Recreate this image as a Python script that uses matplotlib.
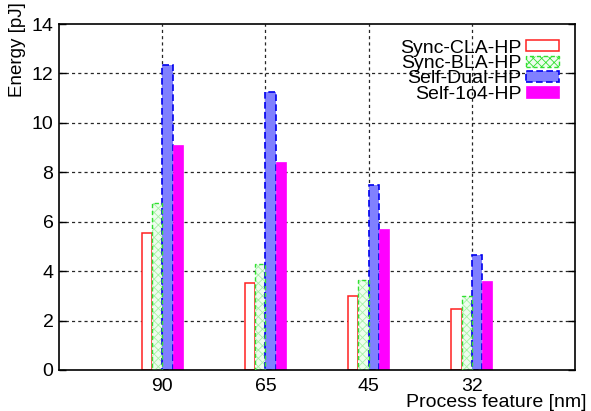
import matplotlib
matplotlib.use('Agg')
import matplotlib.pyplot as plt
import numpy as np

plt.rcParams['font.family'] = ['Liberation Sans', 'DejaVu Sans']
plt.rcParams['hatch.linewidth'] = 0.6

features = ['90', '65', '45', '32']
sync_cla = [5.55, 3.5, 3.0, 2.45]
sync_bla = [6.75, 4.3, 3.65, 3.0]
self_dual = [12.35, 11.25, 7.5, 4.65]
self_1o4 = [9.1, 8.4, 5.7, 3.6]
yticks = [0, 2, 4, 6, 8, 10, 12, 14]

fig = plt.figure(figsize=(5.91, 4.11), dpi=100)
ax = fig.add_axes([0.0998, 0.0998, 0.8732, 0.8418])

x = np.arange(1, len(features) + 1)
w = 0.1

# dotted grid behind the bars
for y in yticks[1:-1]:
    ax.axhline(y, color='0.15', lw=0.9, ls=(0, (2.5, 2.5)), zorder=0)
for xi in x:
    ax.axvline(xi, color='0.15', lw=0.9, ls=(0, (2.5, 2.5)), zorder=0)

ax.bar(x - 1.5 * w, sync_cla, w, facecolor='white', edgecolor='#ff2020',
       lw=1.1, label='Sync-CLA-HP', zorder=2)
# pale checkered fill, then a dashed outline on top
ax.bar(x - 0.5 * w, sync_bla, w, facecolor='#eefdee', edgecolor='#a6f2a6',
       lw=0, hatch='xxxx', zorder=2)
ax.bar(x - 0.5 * w, sync_bla, w, fill=False, edgecolor='#30e030',
       lw=1.0, ls=(0, (3, 2)), zorder=3)
ax.bar([0], [0], w, facecolor='#eefdee', edgecolor='#30e030', hatch='xxxx',
       lw=1.0, ls=(0, (3, 2)), label='Sync-BLA-HP')
ax.bar(x + 0.5 * w, self_dual, w, facecolor='#8080ff', edgecolor='#0000ee',
       lw=1.2, ls=(0, (4, 2)), label='Self-Dual-HP', zorder=2)
ax.bar(x + 1.5 * w, self_1o4, w, facecolor='#ff00ff', edgecolor='#ff00ff',
       lw=0.5, label='Self-1o4-HP', zorder=2)

ax.set_xlim(0, 5)
ax.set_ylim(0, 14)
ax.set_xticks(x)
ax.set_xticklabels(features)
ax.set_yticks(yticks)
ax.tick_params(axis='both', direction='in', length=5, width=1, labelsize=14,
               top=True, right=True, pad=4)
ax.tick_params(axis='x', top=False, length=0, pad=6)
for s in ax.spines.values():
    s.set_linewidth(1.2)
    s.set_color('black')

fig.text(0.03, 0.88, 'Energy [pJ]', rotation=90, ha='center', va='center', fontsize=13.5)
fig.text(0.993, 0.0097, 'Process feature [nm]', ha='right', va='baseline', fontsize=14)

leg = ax.legend(loc='upper right', bbox_to_anchor=(0.968, 0.955), frameon=False,
                markerfirst=False, fontsize=14, handlelength=1.65, handleheight=0.5,
                handletextpad=0.25, labelspacing=-0.08, borderaxespad=0, borderpad=0)
for t in leg.get_texts():
    t.set_ha('right')

fig.savefig('out.png', dpi=100)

------------------------------------------------

What needs to be done: Omit the pictures, then repeat exactly each line from the beginning of the listing through the line with "plt.rcParams['hatch.linewidth'] = 0.6".

Exercise answer:
Recreate this image as a Python script that uses matplotlib.
import matplotlib
matplotlib.use('Agg')
import matplotlib.pyplot as plt
import numpy as np

plt.rcParams['font.family'] = ['Liberation Sans', 'DejaVu Sans']
plt.rcParams['hatch.linewidth'] = 0.6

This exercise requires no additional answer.